Goal of the exercise |
Print exactly the lines from the first one down to the line that contains "const yTicks = [9, 10, 11, 12, 13, 14];", both included, and skip the pictures.

Dataset excerpt |
•••••
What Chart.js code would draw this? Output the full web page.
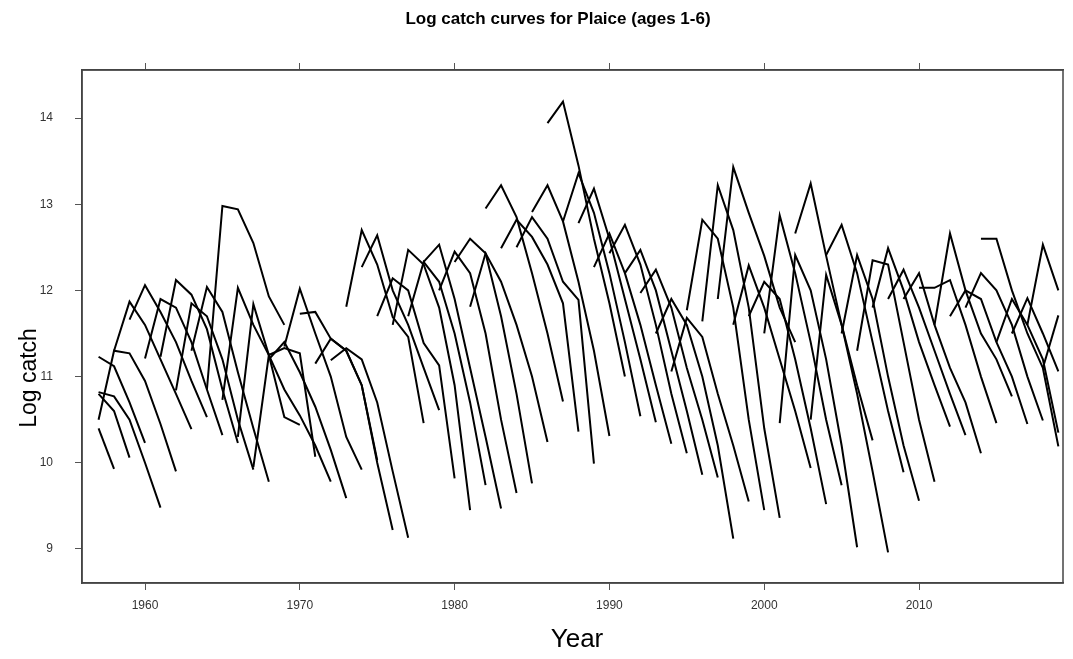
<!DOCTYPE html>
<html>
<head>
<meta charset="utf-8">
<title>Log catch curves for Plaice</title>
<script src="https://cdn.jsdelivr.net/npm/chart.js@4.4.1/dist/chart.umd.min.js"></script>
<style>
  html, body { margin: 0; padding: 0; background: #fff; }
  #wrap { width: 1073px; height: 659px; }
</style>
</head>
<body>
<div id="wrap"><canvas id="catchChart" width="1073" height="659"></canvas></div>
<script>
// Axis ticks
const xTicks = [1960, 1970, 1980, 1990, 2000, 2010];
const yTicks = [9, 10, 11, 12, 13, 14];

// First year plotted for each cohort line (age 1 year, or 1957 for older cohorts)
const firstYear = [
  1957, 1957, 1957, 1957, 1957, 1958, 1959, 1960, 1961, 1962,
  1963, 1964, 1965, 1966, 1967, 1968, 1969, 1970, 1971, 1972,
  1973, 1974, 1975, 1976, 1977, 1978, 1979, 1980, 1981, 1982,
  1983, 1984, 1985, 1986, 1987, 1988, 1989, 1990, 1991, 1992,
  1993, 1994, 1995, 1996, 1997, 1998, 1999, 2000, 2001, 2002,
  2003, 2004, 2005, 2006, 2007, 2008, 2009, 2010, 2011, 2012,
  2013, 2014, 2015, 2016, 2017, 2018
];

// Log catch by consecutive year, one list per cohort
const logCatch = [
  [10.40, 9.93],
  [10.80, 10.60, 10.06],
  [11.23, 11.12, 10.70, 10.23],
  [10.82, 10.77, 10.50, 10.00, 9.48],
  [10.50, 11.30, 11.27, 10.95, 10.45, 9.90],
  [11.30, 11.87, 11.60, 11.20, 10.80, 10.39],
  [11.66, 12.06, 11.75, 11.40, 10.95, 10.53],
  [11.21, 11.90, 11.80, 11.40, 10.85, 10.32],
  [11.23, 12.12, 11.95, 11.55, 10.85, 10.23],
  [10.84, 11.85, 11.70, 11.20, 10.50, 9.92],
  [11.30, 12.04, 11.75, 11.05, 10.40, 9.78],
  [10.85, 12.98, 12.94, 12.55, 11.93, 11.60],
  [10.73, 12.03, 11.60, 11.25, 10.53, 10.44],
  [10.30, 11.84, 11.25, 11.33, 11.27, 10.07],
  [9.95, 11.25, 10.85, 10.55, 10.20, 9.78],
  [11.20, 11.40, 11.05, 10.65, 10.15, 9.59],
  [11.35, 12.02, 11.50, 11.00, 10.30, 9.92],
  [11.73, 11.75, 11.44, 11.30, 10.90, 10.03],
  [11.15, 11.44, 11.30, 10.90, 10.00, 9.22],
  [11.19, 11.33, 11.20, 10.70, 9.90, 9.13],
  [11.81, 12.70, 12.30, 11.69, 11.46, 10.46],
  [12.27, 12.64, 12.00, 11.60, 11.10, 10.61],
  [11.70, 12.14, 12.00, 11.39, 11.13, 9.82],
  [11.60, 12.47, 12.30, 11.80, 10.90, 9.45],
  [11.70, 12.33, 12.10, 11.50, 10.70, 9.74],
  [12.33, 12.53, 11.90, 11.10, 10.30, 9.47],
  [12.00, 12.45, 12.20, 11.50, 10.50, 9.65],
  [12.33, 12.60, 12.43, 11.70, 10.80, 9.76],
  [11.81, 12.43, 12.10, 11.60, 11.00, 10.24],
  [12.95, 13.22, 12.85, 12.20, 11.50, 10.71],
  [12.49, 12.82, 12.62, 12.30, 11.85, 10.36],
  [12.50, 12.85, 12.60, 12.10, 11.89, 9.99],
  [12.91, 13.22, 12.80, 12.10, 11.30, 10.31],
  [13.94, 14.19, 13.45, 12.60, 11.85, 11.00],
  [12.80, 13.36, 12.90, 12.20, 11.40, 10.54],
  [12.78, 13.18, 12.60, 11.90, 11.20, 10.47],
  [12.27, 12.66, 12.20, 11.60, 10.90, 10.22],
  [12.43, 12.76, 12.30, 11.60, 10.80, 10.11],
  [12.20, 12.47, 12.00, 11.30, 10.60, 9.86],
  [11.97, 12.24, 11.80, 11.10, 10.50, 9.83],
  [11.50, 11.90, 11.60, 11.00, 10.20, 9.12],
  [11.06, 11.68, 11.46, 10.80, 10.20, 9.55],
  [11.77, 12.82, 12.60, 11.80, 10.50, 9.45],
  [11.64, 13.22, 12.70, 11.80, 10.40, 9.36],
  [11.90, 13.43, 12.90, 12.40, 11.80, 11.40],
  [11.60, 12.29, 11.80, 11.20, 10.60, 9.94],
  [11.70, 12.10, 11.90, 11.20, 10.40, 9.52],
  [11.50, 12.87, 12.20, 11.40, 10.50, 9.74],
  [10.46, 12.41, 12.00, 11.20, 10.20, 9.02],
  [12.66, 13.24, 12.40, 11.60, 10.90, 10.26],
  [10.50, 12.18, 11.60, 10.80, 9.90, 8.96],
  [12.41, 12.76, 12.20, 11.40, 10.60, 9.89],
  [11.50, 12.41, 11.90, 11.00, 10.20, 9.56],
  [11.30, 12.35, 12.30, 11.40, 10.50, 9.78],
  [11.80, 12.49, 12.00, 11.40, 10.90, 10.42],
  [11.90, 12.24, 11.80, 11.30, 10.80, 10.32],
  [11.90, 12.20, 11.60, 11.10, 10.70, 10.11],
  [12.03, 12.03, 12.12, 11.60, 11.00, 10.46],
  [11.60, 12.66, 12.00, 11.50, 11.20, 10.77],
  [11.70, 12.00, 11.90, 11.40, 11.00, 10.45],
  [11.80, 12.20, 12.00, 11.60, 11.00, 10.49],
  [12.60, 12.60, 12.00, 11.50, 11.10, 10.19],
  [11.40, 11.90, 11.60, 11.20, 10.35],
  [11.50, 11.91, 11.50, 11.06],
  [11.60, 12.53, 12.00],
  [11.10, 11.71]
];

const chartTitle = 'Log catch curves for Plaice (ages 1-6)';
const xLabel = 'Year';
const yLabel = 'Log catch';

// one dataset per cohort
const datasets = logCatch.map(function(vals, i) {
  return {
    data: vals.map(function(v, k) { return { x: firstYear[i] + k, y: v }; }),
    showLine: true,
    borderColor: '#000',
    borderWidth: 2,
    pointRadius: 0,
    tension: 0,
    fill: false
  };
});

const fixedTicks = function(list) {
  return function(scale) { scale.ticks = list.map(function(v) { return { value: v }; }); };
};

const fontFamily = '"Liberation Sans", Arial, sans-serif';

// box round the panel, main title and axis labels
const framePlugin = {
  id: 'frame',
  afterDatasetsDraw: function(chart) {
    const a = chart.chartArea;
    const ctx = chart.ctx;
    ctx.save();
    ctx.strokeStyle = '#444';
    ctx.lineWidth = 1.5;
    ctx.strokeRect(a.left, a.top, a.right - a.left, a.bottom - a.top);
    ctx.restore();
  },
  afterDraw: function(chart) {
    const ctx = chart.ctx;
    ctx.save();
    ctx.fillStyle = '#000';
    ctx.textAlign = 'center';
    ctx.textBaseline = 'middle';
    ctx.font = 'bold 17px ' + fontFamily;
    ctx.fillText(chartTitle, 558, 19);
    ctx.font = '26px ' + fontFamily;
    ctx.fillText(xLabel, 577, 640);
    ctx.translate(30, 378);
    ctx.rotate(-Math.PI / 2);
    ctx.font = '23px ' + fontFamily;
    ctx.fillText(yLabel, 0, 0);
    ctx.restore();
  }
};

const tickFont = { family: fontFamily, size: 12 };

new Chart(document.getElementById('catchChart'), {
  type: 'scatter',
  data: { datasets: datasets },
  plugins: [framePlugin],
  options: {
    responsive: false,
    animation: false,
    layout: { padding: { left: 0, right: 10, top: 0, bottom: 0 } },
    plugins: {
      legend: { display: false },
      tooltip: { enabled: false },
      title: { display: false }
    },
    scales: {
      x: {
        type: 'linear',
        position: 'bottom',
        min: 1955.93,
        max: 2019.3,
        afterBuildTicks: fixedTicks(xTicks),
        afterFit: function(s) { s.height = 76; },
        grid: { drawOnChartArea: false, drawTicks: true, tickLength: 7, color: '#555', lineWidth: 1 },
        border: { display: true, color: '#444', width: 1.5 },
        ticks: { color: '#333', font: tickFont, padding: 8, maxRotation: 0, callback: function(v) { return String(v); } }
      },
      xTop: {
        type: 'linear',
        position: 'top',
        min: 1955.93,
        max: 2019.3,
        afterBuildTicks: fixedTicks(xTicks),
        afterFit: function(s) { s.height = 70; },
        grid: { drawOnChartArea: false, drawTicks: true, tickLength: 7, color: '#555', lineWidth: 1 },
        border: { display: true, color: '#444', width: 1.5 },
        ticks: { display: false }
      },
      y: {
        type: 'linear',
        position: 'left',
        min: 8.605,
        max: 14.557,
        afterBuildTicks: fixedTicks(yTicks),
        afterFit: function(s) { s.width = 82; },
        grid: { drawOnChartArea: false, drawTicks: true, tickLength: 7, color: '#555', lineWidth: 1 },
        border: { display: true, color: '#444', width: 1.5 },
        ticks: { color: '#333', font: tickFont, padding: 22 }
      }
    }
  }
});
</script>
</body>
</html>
•••••
Correct response |
What Chart.js code would draw this? Output the full web page.
<!DOCTYPE html>
<html>
<head>
<meta charset="utf-8">
<title>Log catch curves for Plaice</title>
<script src="https://cdn.jsdelivr.net/npm/chart.js@4.4.1/dist/chart.umd.min.js"></script>
<style>
  html, body { margin: 0; padding: 0; background: #fff; }
  #wrap { width: 1073px; height: 659px; }
</style>
</head>
<body>
<div id="wrap"><canvas id="catchChart" width="1073" height="659"></canvas></div>
<script>
// Axis ticks
const xTicks = [1960, 1970, 1980, 1990, 2000, 2010];
const yTicks = [9, 10, 11, 12, 13, 14];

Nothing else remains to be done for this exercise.